*DIRECTIVE:*
Filter the data below for the string "this" and copy each matching line.

━━━━━ DATASET RECORDS ━━━━━

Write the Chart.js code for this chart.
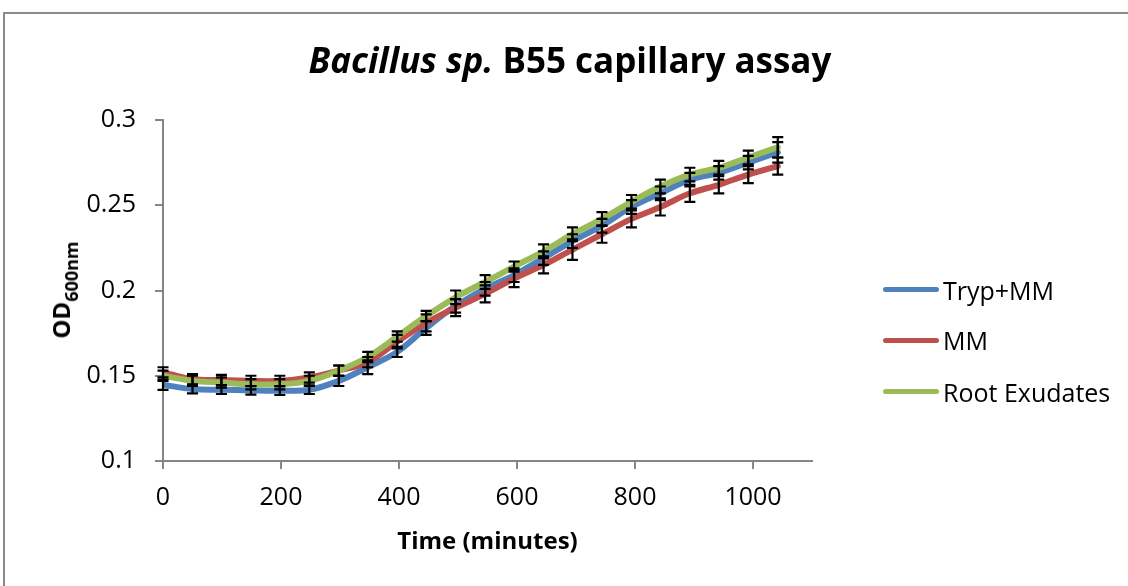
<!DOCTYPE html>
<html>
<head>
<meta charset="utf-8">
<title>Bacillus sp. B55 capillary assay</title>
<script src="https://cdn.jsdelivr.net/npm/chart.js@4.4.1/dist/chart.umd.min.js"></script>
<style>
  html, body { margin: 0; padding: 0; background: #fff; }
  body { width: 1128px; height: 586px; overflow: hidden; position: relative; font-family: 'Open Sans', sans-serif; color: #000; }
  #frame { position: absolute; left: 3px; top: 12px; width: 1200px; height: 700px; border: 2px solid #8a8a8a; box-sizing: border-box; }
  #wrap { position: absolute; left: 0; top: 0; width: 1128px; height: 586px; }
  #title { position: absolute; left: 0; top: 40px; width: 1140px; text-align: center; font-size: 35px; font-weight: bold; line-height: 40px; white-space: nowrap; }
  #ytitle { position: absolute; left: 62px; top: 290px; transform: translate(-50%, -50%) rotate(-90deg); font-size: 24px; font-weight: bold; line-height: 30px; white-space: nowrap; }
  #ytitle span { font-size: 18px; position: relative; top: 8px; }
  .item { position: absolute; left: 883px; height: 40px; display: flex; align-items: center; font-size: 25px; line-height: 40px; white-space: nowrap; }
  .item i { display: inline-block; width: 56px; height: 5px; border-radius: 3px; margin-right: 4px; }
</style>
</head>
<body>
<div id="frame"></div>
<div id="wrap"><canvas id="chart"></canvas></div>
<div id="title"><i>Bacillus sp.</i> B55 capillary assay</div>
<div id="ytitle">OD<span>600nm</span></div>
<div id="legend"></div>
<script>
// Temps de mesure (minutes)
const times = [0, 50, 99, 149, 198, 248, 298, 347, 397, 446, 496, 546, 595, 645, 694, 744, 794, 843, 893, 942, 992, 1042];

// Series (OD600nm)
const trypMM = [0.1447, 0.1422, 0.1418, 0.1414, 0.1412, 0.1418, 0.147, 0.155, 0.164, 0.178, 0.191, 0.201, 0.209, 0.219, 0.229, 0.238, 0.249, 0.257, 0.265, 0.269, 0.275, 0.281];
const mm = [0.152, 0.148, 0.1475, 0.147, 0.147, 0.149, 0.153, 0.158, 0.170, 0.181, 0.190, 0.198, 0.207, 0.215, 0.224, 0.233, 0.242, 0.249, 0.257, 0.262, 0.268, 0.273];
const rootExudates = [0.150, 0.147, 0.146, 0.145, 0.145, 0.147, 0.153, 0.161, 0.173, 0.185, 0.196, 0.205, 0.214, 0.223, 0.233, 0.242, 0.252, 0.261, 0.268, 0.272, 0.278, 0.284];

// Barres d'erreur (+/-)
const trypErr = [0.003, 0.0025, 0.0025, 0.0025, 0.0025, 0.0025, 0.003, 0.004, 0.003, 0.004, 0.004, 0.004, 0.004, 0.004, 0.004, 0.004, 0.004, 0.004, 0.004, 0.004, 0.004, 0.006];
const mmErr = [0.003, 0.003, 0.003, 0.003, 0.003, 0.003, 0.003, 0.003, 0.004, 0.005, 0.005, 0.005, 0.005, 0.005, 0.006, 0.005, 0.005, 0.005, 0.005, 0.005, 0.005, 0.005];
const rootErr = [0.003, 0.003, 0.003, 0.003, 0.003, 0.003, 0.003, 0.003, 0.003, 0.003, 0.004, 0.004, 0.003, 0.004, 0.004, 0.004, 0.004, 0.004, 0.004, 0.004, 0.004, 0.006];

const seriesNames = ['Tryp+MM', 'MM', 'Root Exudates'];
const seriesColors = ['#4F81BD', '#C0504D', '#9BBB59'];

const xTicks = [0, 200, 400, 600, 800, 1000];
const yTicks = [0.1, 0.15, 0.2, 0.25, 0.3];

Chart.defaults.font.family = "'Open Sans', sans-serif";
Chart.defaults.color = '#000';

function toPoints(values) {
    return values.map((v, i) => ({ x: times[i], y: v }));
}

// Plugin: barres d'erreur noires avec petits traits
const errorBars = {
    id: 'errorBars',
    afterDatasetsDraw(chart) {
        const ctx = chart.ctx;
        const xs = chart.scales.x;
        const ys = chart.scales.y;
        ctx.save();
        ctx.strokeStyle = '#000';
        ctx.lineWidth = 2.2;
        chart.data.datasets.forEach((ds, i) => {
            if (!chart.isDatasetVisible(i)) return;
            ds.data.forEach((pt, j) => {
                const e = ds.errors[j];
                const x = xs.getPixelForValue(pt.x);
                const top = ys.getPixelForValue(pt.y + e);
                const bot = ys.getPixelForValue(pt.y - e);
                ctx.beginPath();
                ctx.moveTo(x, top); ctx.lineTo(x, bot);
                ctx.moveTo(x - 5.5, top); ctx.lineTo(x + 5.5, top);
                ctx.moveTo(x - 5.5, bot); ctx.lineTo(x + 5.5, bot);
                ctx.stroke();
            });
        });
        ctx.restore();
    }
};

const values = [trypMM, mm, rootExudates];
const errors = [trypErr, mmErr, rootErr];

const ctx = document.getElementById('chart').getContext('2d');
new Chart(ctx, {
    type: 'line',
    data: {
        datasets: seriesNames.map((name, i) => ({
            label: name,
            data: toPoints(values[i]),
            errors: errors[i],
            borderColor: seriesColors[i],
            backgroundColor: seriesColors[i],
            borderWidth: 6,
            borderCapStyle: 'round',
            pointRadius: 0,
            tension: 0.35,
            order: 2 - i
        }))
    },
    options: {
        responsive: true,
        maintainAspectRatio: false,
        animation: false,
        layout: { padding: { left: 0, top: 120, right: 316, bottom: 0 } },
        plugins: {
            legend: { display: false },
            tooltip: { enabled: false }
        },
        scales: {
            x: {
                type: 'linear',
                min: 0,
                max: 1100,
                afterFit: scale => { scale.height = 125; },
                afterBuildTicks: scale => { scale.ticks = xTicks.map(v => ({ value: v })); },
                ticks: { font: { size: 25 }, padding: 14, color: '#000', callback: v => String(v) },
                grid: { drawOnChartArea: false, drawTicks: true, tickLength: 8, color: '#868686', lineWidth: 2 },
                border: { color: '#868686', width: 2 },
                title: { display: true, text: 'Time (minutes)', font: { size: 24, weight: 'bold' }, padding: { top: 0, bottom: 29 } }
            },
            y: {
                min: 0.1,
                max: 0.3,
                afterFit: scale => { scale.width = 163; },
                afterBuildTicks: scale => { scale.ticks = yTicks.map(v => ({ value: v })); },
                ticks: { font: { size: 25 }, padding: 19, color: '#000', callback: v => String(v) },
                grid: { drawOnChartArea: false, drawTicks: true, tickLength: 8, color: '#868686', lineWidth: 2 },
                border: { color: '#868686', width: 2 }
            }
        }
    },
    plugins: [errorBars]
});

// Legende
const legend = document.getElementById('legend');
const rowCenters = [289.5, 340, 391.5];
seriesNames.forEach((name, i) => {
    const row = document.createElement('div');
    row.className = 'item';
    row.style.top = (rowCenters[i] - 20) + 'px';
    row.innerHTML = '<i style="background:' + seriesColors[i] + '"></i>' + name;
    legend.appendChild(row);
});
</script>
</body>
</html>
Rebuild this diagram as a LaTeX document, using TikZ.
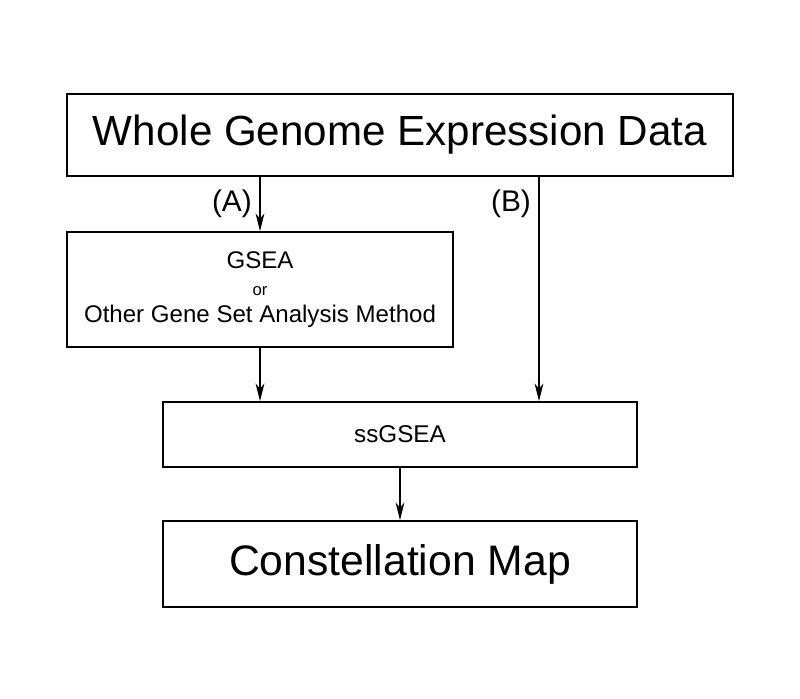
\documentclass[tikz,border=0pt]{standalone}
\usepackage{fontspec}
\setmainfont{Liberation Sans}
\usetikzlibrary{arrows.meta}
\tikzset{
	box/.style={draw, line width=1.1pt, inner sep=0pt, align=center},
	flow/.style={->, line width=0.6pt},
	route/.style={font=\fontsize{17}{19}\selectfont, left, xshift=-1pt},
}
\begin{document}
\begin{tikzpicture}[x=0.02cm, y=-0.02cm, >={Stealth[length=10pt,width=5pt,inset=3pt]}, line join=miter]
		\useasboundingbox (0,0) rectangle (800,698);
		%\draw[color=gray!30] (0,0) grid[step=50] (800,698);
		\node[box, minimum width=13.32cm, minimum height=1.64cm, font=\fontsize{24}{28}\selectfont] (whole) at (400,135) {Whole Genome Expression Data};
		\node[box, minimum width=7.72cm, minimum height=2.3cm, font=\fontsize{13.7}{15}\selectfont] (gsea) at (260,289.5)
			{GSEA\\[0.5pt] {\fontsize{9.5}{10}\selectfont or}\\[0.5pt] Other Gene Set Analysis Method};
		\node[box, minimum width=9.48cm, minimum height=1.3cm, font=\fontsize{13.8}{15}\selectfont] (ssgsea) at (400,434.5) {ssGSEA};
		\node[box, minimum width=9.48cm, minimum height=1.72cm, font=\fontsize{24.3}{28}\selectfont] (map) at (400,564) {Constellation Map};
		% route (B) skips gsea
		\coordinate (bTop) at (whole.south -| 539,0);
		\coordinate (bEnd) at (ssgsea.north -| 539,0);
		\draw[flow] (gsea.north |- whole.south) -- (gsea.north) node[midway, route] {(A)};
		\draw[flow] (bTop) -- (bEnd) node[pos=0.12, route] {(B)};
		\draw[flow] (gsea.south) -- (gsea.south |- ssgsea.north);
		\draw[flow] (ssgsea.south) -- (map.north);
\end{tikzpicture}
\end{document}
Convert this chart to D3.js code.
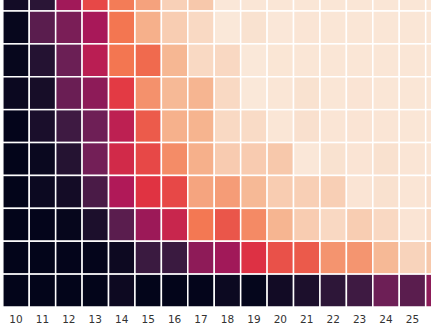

━━━━━

*TASK RESULT:*
Write the Chart.js code for this chart.
Rebuild this diagram as a LaTeX document, using TikZ.
Convert this chart to D3.js code.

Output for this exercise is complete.